You’ve probably already noticed some glaring differences between for-profit and non-profit corporations, especially when it comes to taxes. However, how these two entities use their profits is yet another difference between them.
Though they are called “non-profit,” these types of corporations can and do generate revenue. This can be through donations, fundraising, or selling goods in physical or online stores.
Non-profits use that money to pay any bills they have, such as rent, electricity, sewage, and internet and phone service. Once they’ve paid for all the necessities, extra funds are put back into the non-profit to be used in charitable ways.
Benefits of Being a Non-Profit Corporation
There are many benefits of being a non-profit corporation. One of the most obvious benefits that we’ve already talked about is the tax exemptions.
Non-profit corporations enjoy other perks, too. Thanks to their incorporated status, members of a non-profit will never have to worry about their personal assets being up for grabs if the company runs into any financial trouble.
There are also grants available to non-profits that, along with donations, can reduce the necessity for borrowing money (or at least reduce the amount the non-profit needs to borrow).
Because non-profits help the public, they can receive certain services for free. These could be physical services given voluntarily by a professional (for instance, a vet offering free exams to the residents of an animal shelter), or they can be services such as a network allowing the non-profit to run ads for free on a local television station.
Another benefit of non-profits is donations, as these can be tax-deductible if the non-profit has gone through the steps with the IRS to make it so. These non-profits usually provide a donation receipt for your records.
Limitations of Being a Non-Profit Corporation
You now know that non-profit corporations enjoy some perks thanks to their non-profit status. However, there are some limitations as well.

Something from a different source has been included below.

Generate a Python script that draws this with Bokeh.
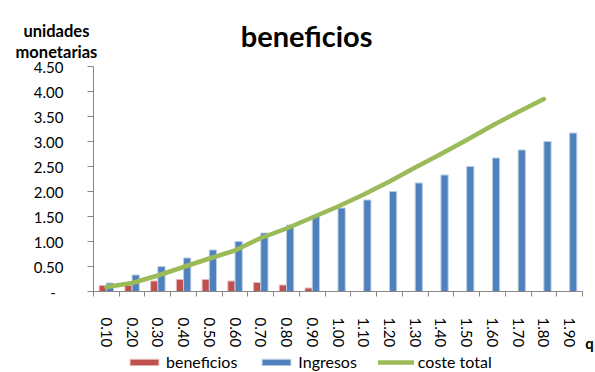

One such limitation has to do with politics. Non-profits are not allowed to donate money to political campaigns, nor can they engage in lobbying activity. If they do, they can lose their tax-exempt status.
Another thing to bear in mind about non-profit corporations is that the money they make is only meant for the public good and never for personal gain. Therefore, whenever a non-profit corporation dissolves, any assets it has must be donated to another non-profit organization.
Assets cannot be dispersed amongst the founders, board of directors, or volunteers. They must be given away to charity.
Corporate Structure With a Charitable Heart
Non-profit corporations are charitable entities that use their revenue for the good of the public. They are incorporated and follow the structure of corporations, which involves electing a board of directors to oversee the broad goals of the company. Incorporation also provides limited liability protection.
As you can see, there are good reasons why a non-profit would choose to be incorporated. At the same time, being a non-profit brings a host of other benefits, especially when it comes to taxes.
Non-profits are exempt from paying federal income taxes because the revenue they make is used for charitable means. They can also be exempt from paying property and sales taxes.
Even though the formation of a non-profit corporation can be a bit of a process, it’s often worth it. Non-profit corporations allow people to do good for their community without having to worry about losing their personal assets or having donations eaten up by taxes.